Throughout the Year.
Aside from what has been mentioned above, there are perhaps two pieces of advice I would pass on that you need to keep in mind throughout the first year: don’t commit to any one alliance and don’t do anything that is going to break any potential alliance, if possible; secondly, balance aggression with caution.
These two aims are pretty much one and the same thing. The key is to be as flexible as possible. As with Spring 1901, there is a possibility that you will already have orders for Fall 1901 established in your head, although these are more likely to be changed by circumstances. However, what you need to keep in mind is that, until 1901 is complete, you will not have a clear idea of how the alliance structure in the game is developing. Any retreats and all builds need to be taken into account.
By the end of 1901 you should be able to begin to see which of your neighbours are going to be the best ally, based upon diplomacy and moves. Through 1901, though, committing to an alliance is dangerous: it leaves you open to an early betrayal. The ally you commit to may be preparing to move against you.
Alongside this is the objective of trying not to do anything that will signal aggression towards a player. This is more difficult; there is the likelihood that you can’t avoid this over the clash points discussed in Fall 1901 above – either you’ll antagonise an opponent over capturing the SC or over support for another player to capture it – or lack of support for this! Ideally, you should not be taking the SC unless you know you are going to succeed and if you are very sure of an ally. You should be trying to stay out of the argument over it.
If you can’t avoid this, then prepare the situation as part of your diplomacy. Lay the platform for the rational argument you will present for why you did what you did. And certainly have that argument ready to use! If you do antagonise a neighbour, this is going to force your hand when it comes to selecting an ally.
Throughout the whole game you need to balance aggression with caution. Being too aggressive, too expansionist, will present an opponent with the opportunity to stab you. Being too cautious will prevent you from making any progress. What you should be aiming to do is grow steadily each year. This has the added bonus of not setting off an alarm over your rapid growth amongst other players.
In 1901, what you absolutely don’t want to do is end the year without being able to effectively defend yourself against a possible attack. Of course, there may be a strategic reason to present an opponent with this opportunity – it might flush out her real intentions – and it may force the opponent’s hand, which helps you with another opponent. However, forcing an opponent’s hand, especially when it is turned against you, is also dangerous; should the other neighbour be in alliance with your opponent, you are in great difficulties.
1901 will set the tone for your game, certainly for the early game, and establish the platform from which to launch an effective campaign.
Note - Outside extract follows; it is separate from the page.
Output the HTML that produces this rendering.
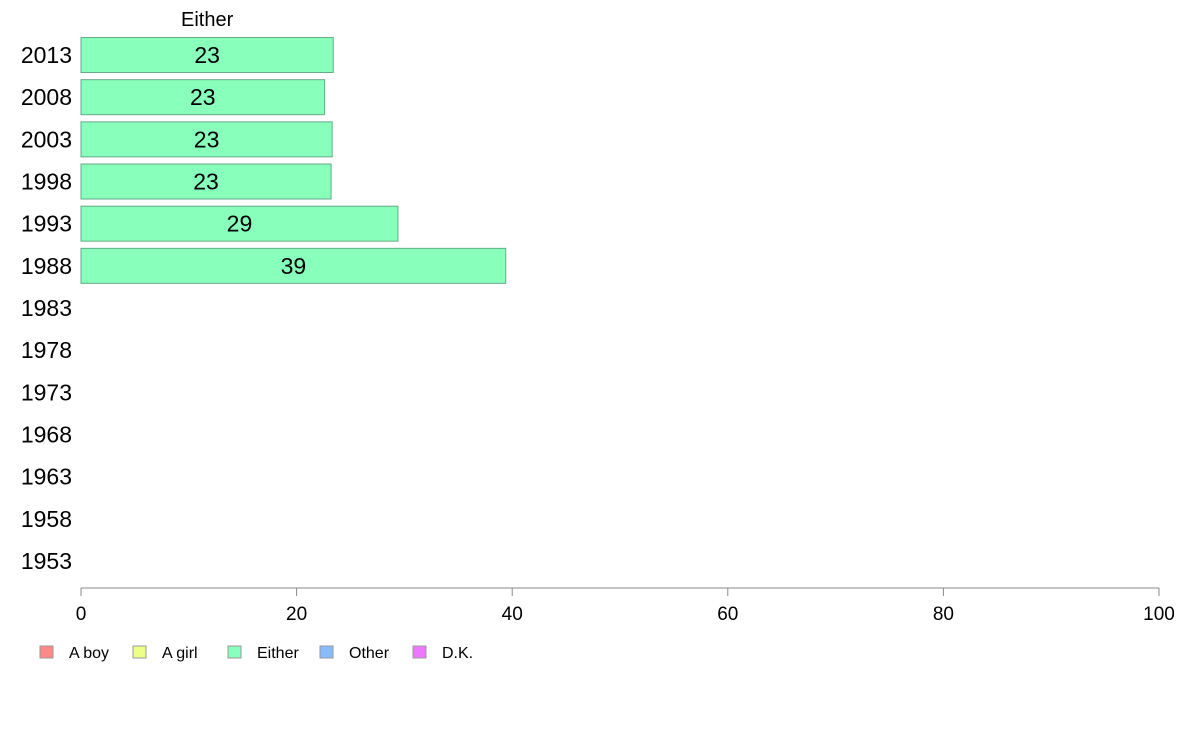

At the end of it you should have achieved these objectives:
– to have established yourself in the game with all players;
– to have gained a stronger insight into which of your neighbours you should be allying with;
– to have gained at least one build;
– to be able to lay down a flexible strategy for progress through the next few years.
Ideally, you should also know which of the powers beyond your Action Zone are likely to make the best allies for later in the game.
The work you put into this year will produce the crop you yield in later years. The biggest mistake players make is to not put effort into diplomacy in 1901 and hence find themselves with limited options later on. Avoid it.